On 21 December, 1941 - two weeks after the attacks on Pearl Harbor - President Franklin D. Roosevelt directed the Chiefs of Staff of the US military to conduct a bombing attack on the Japanese homeland as soon as possible.
It was understood that the military accomplishments of such an attack would most likely be negligible, and that the risks would certainly be high. Nevertheless, the president understood that the moral effect of the attack overshadowed those drawbacks. It was necessary for the American people to see themselves as rising to the enemy that had attacked them, just as it was necessary for that enemy to consider the consequences that would result from its actions. That attack, led by Lt Col James (Jimmy) Doolittle, would become known as the Doolittle Raid, and would set the tone for American defiance in the face of a determined enemy.

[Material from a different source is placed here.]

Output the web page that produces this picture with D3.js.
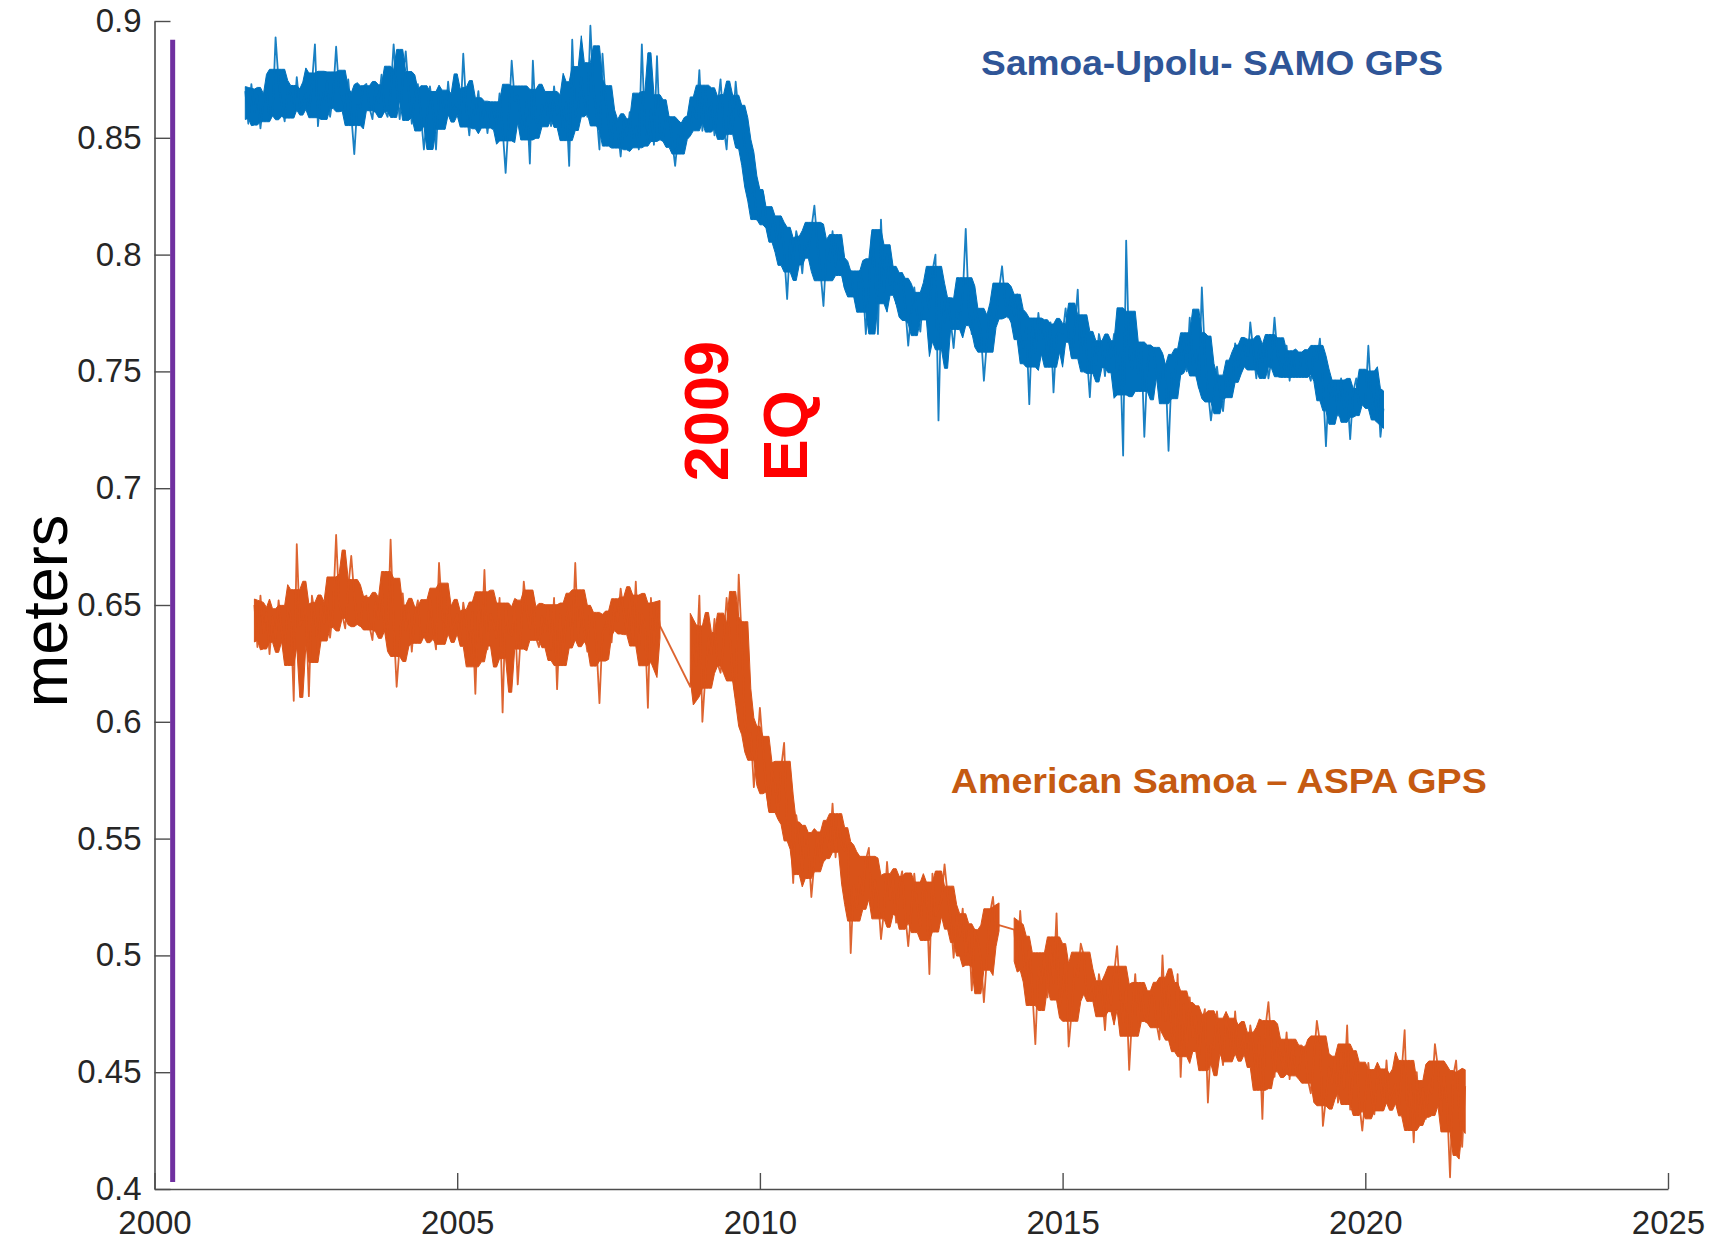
<!DOCTYPE html>
<html>
<head>
<meta charset="utf-8">
<script src="https://cdn.jsdelivr.net/npm/d3@7"></script>
<style>
  body { margin: 0; background: #fff; }
  .tick text { font-family: "Liberation Sans", Arial, sans-serif; fill: #262626; }
</style>
</head>
<body>
<div id="chart"></div>
<script>
// sampling of both GPS series: 20 values per year
const samplesPerYear = 20;

// Samoa-Upolu SAMO GPS (meters)
const samoStart = 2001.5;
const samoValues = [
  .870,.856,.873,.861,.868,.854,.866,.871,.858,.860,
  .893,.874,.864,.857,.871,.869,.859,.876,.863,.865,.869,.860,.873,.890,.855,.870,.864,.874,.859,.868,
  .889,.870,.867,.862,.875,.860,.843,.864,.863,.872,.873,.863,.858,.871,.865,.877,.862,.859,.869,.890,
  .872,.858,.875,.887,.870,.856,.868,.873,.860,.845,.859,.872,.862,.845,.869,.867,.857,.874,.861,.863,
  .865,.856,.886,.863,.851,.866,.860,.870,.855,.864,.852,.864,.861,.856,.869,.854,.835,.858,.883,.866,
  .868,.858,.853,.866,.839,.883,.857,.854,.864,.859,.869,.855,.872,.860,.867,.853,.865,.838,.892,.859,
  .863,.876,.866,.859,.898,.871,.861,.845,.886,.867,.856,.847,.860,.854,.842,.857,.851,.861,.846,.855,
  .845,.890,.854,.849,.862,.847,.885,.851,.850,.859,.859,.849,.838,.851,.845,.857,.856,.853,.863,.858,
  .879,.853,.870,.858,.865,.851,.863,.875,.855,.845,.866,.854,.874,.860,.858,.846,.843,.826,.830,.815,
  .815,.827,.816,.807,.818,.813,.801,.816,.801,.781,.806,.797,.810,.804,.792,.807,.801,.811,.821,.805,
  .793,.778,.802,.797,.810,.795,.808,.793,.786,.793,.793,.783,.779,.793,.788,.766,.786,.809,.794,.766,
  .815,.784,.800,.787,.793,.779,.789,.792,.778,.761,.776,.786,.774,.767,.783,.783,.776,.793,.800,.729,
  .783,.771,.781,.772,.760,.776,.771,.782,.811,.777,.766,.777,.773,.767,.746,.763,.777,.771,.773,.785,
  .795,.780,.773,.783,.774,.783,.765,.760,.769,.736,.772,.758,.775,.763,.770,.756,.771,.741,.765,.768,
  .766,.777,.765,.756,.768,.785,.754,.770,.757,.739,.762,.753,.766,.760,.748,.762,.756,.766,.750,.758,
  .714,.806,.756,.751,.764,.749,.762,.722,.752,.761,.760,.749,.744,.757,.751,.716,.749,.747,.758,.755,
  .764,.750,.773,.753,.759,.743,.786,.757,.742,.729,.740,.752,.741,.733,.747,.747,.741,.762,.752,.757,
  .761,.752,.771,.759,.747,.761,.754,.763,.747,.755,.773,.757,.753,.748,.761,.746,.758,.749,.748,.757,
  .759,.750,.746,.760,.754,.764,.745,.718,.745,.739,.746,.731,.747,.734,.741,.721,.741,.747,.735,.737,
  .736,.761,.739,.732,.746,.722,.734
];

// American Samoa ASPA GPS (meters), three recorded stretches
const aspaStartA = 2001.65;
const aspaValuesA = [
  .650,.632,.654,.638,.647,.629,.645,
  .636,.652,.639,.630,.649,.646,.609,.676,.641,.644,.649,.611,.654,.646,.631,.650,.642,.655,.636,.648,
  .680,.650,.646,.640,.657,.671,.654,.642,.641,.653,.654,.641,.635,.651,.644,.659,.640,.636,.678,.642,
  .615,.633,.655,.639,.648,.630,.646,.652,.635,.638,.637,.653,.640,.631,.668,.647,.634,.656,.639,.642,
  .646,.634,.651,.643,.628,.647,.612,.652,.633,.665,.631,.646,.642,.636,.653,.604,.650,.638,.637,.649,
  .616,.637,.660,.647,.640,.655,.636,.632,.645,.638,.649,.631,.653,.614,.646,.628,.644,.650,.633,.668,
  .636,.652,.639,.630,.649,.646,.633,.608,.638,.641,.646,.634,.651,.643,.657,.647,.639,.652,.633,.660,
  .631,.646,.642,.606,.653,.633,.650,.641
];
const aspaStartB = 2008.85;
const aspaValuesB = [
  .615,.633,.624,
  .654,.600,.620,.636,.629,.644,.625,.621,.634,.653,.638,.620,.611,.663,.635,.600,.593,.595,.572,.588,
  .606,.589,.573,.562,.579,.574,.559,.580,.591,.556,.556,.531,.560,.551,.536,.554,.546,.525,.540,.552,
  .540,.555,.551,.545,.565,.542,.559,.547,.545,.553,.501,.530,.520,.534,.526,.541,.546,.519,.532,.526,
  .507,.519,.540,.524,.533,.514,.530,.536,.518,.504,.519,.535,.521,.512,.530,.527,.492,.535,.517,.520,
  .524,.539,.526,.516,.499,.517,.508,.520,.500,.511,.485,.511,.506,.499,.480,.499,.518,.525,.509,.513
];
const aspaStartC = 2014.2;
const aspaValuesC = [
  .511,.496,.519,.500,.490,.504,.485,.462,.495,.488,.500,.482,.504,.488,.518,.478,
  .485,.500,.461,.476,.495,.491,.505,.500,.482,.484,.488,.476,.492,.484,.468,.487,.479,.492,.504,.484,
  .471,.486,.451,.475,.492,.471,.487,.474,.472,.484,.484,.471,.464,.500,.472,.487,.467,.463,.492,.448,
  .479,.460,.482,.465,.474,.456,.471,.477,.437,.462,.460,.476,.462,.453,.472,.468,.455,.476,.459,.461,
  .466,.454,.470,.462,.447,.465,.430,.469,.480,.462,.448,.463,.458,.451,.467,.447,.463,.450,.449,.460,
  .461,.447,.441,.456,.472,.463,.427,.439,.452,.445,.456,.437,.459,.443,.470,.434,.449,.455,.437,.425,
  .439,.454,.441,.432,.450,.447,.434,.455,.438,.441,.445,.433,.450,.468,.427,.445,.420,.450,.431,.443,
  .430,.445,.441,.462,.452,.432,.449,.437,.405,.448,.455,.434,.418,.444
];

// purple reference line
const markerYears = [2000.3, 2000.3];
const markerValues = [0.403, 0.892];

// axes
const xDomain = [2000, 2025];
const yDomain = [0.4, 0.9];
const xTicks = [2000, 2005, 2010, 2015, 2020, 2025];
const yTicks = [0.4, 0.45, 0.5, 0.55, 0.6, 0.65, 0.7, 0.75, 0.8, 0.85, 0.9];

function toPoints(start, values) {
  return values.map((v, i) => ({ year: start + i / samplesPerYear, value: v }));
}

// dense core of the noisy record: inner quantiles over 7 neighbouring samples
function coreBand(points) {
  return points.map((d, i) => {
    const w = points.slice(Math.max(0, i - 3), i + 4).map((p) => p.value).sort(d3.ascending);
    return { year: d.year, lo: d3.quantile(w, 0.12), hi: d3.quantile(w, 0.88) };
  });
}

const samo = toPoints(samoStart, samoValues);
const aspaA = toPoints(aspaStartA, aspaValuesA);
const aspaB = toPoints(aspaStartB, aspaValuesB);
const aspaC = toPoints(aspaStartC, aspaValuesC);
const aspa = aspaA.concat(aspaB, aspaC);

const width = 1734;
const height = 1242;
const marginLeft = 154.5;
const marginRight = 66;
const marginTop = 21;
const marginBottom = 53;

const xScale = d3.scaleLinear().domain(xDomain).range([marginLeft, width - marginRight]);
const yScale = d3.scaleLinear().domain(yDomain).range([height - marginBottom, marginTop]);

const svg = d3.select("#chart")
  .append("svg")
  .attr("width", width)
  .attr("height", height)
  .style("background", "#fff");

// axes, ticks pointing inward
const xaxis = d3.axisBottom(xScale)
  .tickValues(xTicks)
  .tickFormat(d3.format("d"))
  .tickSizeInner(-16)
  .tickSizeOuter(0)
  .tickPadding(22);
const yaxis = d3.axisLeft(yScale)
  .tickValues(yTicks)
  .tickFormat((d) => String(d))
  .tickSizeInner(-16)
  .tickSizeOuter(0)
  .tickPadding(13);

const gx = svg.append("g")
  .attr("transform", `translate(0, ${height - marginBottom})`)
  .call(xaxis);
const gy = svg.append("g")
  .attr("transform", `translate(${marginLeft}, 0)`)
  .call(yaxis);

[gx, gy].forEach((g) => {
  g.select(".domain").attr("stroke", "#4d4d4d").attr("stroke-width", 1.6);
  g.selectAll(".tick line").attr("stroke", "#4d4d4d").attr("stroke-width", 1.4);
  g.selectAll(".tick text").attr("font-size", 33);
});

// series
const line = d3.line()
  .x((d) => xScale(d.year))
  .y((d) => yScale(d.value));

const area = d3.area()
  .x((d) => xScale(d.year))
  .y0((d) => yScale(d.lo))
  .y1((d) => yScale(d.hi));

const series = [
  { color: "#0072BD", segments: [samo], all: samo },
  { color: "#D95319", segments: [aspaA, aspaB, aspaC], all: aspa },
];

series.forEach((s) => {
  s.segments.forEach((seg) => {
    svg.append("path")
      .datum(coreBand(seg))
      .attr("fill", s.color)
      .attr("stroke", s.color)
      .attr("stroke-width", 1)
      .attr("d", area);
  });
  svg.append("path")
    .datum(s.all)
    .attr("fill", "none")
    .attr("stroke", s.color)
    .attr("stroke-width", 1.8)
    .attr("stroke-opacity", 0.9)
    .attr("stroke-linejoin", "round")
    .attr("d", line);
});

svg.append("line")
  .attr("x1", xScale(markerYears[0]))
  .attr("x2", xScale(markerYears[1]))
  .attr("y1", yScale(markerValues[0]))
  .attr("y2", yScale(markerValues[1]))
  .attr("stroke", "#7030A0")
  .attr("stroke-width", 5);

// labels
svg.append("text")
  .attr("transform", `translate(67, 611) rotate(-90)`)
  .attr("text-anchor", "middle")
  .attr("font-family", "Liberation Sans, Arial, sans-serif")
  .attr("font-size", 63)
  .attr("fill", "#000")
  .text("meters");

svg.append("text")
  .attr("x", xScale(2017.47))
  .attr("y", yScale(0.8769))
  .attr("text-anchor", "middle")
  .attr("font-family", "Liberation Sans, Arial, sans-serif")
  .attr("font-weight", "bold")
  .attr("font-size", 35)
  .attr("textLength", 462)
  .attr("lengthAdjust", "spacingAndGlyphs")
  .attr("fill", "#2F5597")
  .text("Samoa-Upolu- SAMO GPS");

svg.append("text")
  .attr("x", xScale(2017.58))
  .attr("y", yScale(0.5695))
  .attr("text-anchor", "middle")
  .attr("font-family", "Liberation Sans, Arial, sans-serif")
  .attr("font-weight", "bold")
  .attr("font-size", 35)
  .attr("textLength", 536)
  .attr("lengthAdjust", "spacingAndGlyphs")
  .attr("fill", "#C55A11")
  .text("American Samoa – ASPA GPS");

const eqLabel = svg.append("g")
  .attr("font-family", "Liberation Sans, Arial, sans-serif")
  .attr("font-weight", "bold")
  .attr("font-size", 63)
  .attr("fill", "#FF0000");
eqLabel.append("text")
  .attr("transform", `translate(${xScale(2009.47)}, ${yScale(0.703)}) rotate(-90)`)
  .text("2009");
eqLabel.append("text")
  .attr("transform", `translate(${xScale(2010.78)}, ${yScale(0.703)}) rotate(-90)`)
  .text("EQ");
</script>
</body>
</html>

At the same time, and for a considerable period afterward, the President, Prime Minister Churchill, and Joseph Stalin were debating the way in which the United States would finally, fully enter the war. Some lobbied for an attack in Europe that would immediately draw German divisions away from Stalin's beleaguered forces, while others counseled an attack at a point where American troops might face a slightly more gradual learning curve. Thus was conceived America's unlikely mode of entry into World War Two - an invasion of North Africa to attack Germany in response to Japan's attack on Hawaii.
It is worth noting that during this period of intense debate, the leaders did not refer to not having a strategy. That is most likely as it should be.
It is also worth noting that even before a comprehensive strategy was devised, the planning for an attack had been ordered, an attack that may not have been militarily decisive, but that went more to the heart of the enemy than has any of the 100 or so airstrikes launched recently against ISIS targets in Iraq. Such an attack is in order today, just as it was 72 years ago. (The raid was actually flown in April, 1942.)
In having declared itself the Islamic State, ISIS has made our job easier. With a state against which we can focus our efforts, we can dispense with the ridiculous concept of a "war on terror." The President can ask Congress to declare war on the newly-formed state, and we can get about the business of destroying it.
All we need is a modern-day Jimmy Doolittle, and the kind of men who will set him in motion.